Frédéric CHOPIN (1810-1849)
Piano Concerto No. 1 in E minor, Op. 11 (arr. string orchestra Wojciech Rajski) [41:19]
Barcarolle in F sharp major, Op. 60 [8:46]
Impromptu No. 1 in A flat major, Op. 29 [3:55]
Impromptu No. 2 in F sharp major, Op. 36 [6:20]
Tarantella in A flat major, Op. 43 [3:07]
Daniil Trifonov (piano)
Polish Chamber Philharmonic Orchestra Sopot/Wojciech Rajski
rec. December 2010, St Moniuszko Academy of Music, Gdańsk
DUX 0832 [63:30]
Chopin features prominently in the Trifonov repertory. Last year I
reviewed a 2-CD set from DG of the pianist performing solo piano works by the Polish composer. The present recording from the Dux label captures the young pianist in December 2010. This was shortly after he won third prize at the XVI International Chopin Piano Competition in Warsaw.

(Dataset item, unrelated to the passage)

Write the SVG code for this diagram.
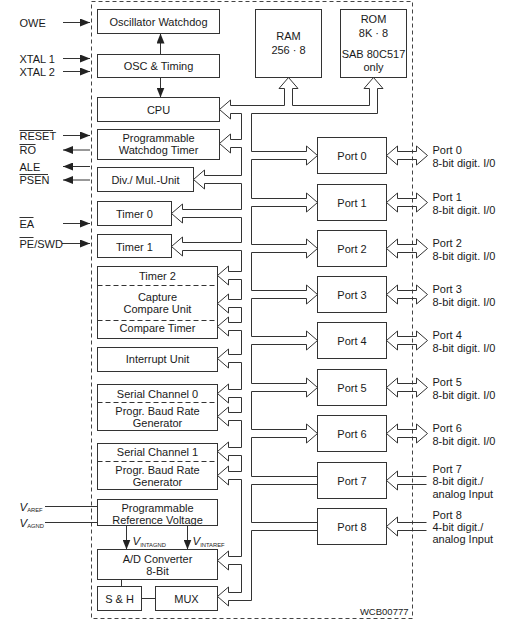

The Concerto is performed in an arrangement for string orchestra made by the conductor Wojciech Rajski. The absence of woodwinds, although robbing the orchestral sonority of some colour, doesn’t bother me too much. The Polish Chamber Philharmonic Orchestra Sopot have a rich, vibrant sound with plenty of bloom and they’ve been well-recorded. Rajski proves a sensitive conductor, with the subtleties and nuances of the score at his fingertips. Trifonov has an instinctive feel for this music and his playing has all the hallmarks of maturity and refinement. He’s always sensitive to its contours, shaping the phrases naturally. His phenomenal technique reveals a high degree of polish and finish. The central Romance has some lovely moments, with the hushed strings providing a radiant backdrop. The pianist’s variety of touch and achievement of colour ensures his sound is never monochrome, but emits luminosity and glow in a kaleidoscope of hues. The frolicsome finale is buoyant, doesn’t sound rushed, and fully captures the character of the dance. Trifonov’s consummate refinement reminds me of Krystian Zimerman and his excellent recording of the two concertos on DG (review), in which he directs the Polish Chamber Orchestra. On the downside Zimerman's tempi can occasionally be on the slow side.
The four solo pieces are a welcome addition. The Barcarolle is a poised and elegant reading, brimming with poetic insights and delicately voiced. Rubato is tastefully applied. The Impromptus, quite rightly, have an improvisatory feel to them, and depict some enchanting musical landscapes. It’s a pity we don’t get the Impromptu in G flat, which is my favourite of the three. The short Tarantella brings the recital to a lusty climax.
Dux provides some excellent booklet notes, in English only. They discuss in detail the works played, as well as providing portraits of all participants. Sound quality is second-to-none, with the balance between the piano and orchestra in the concerto ideal in every respect.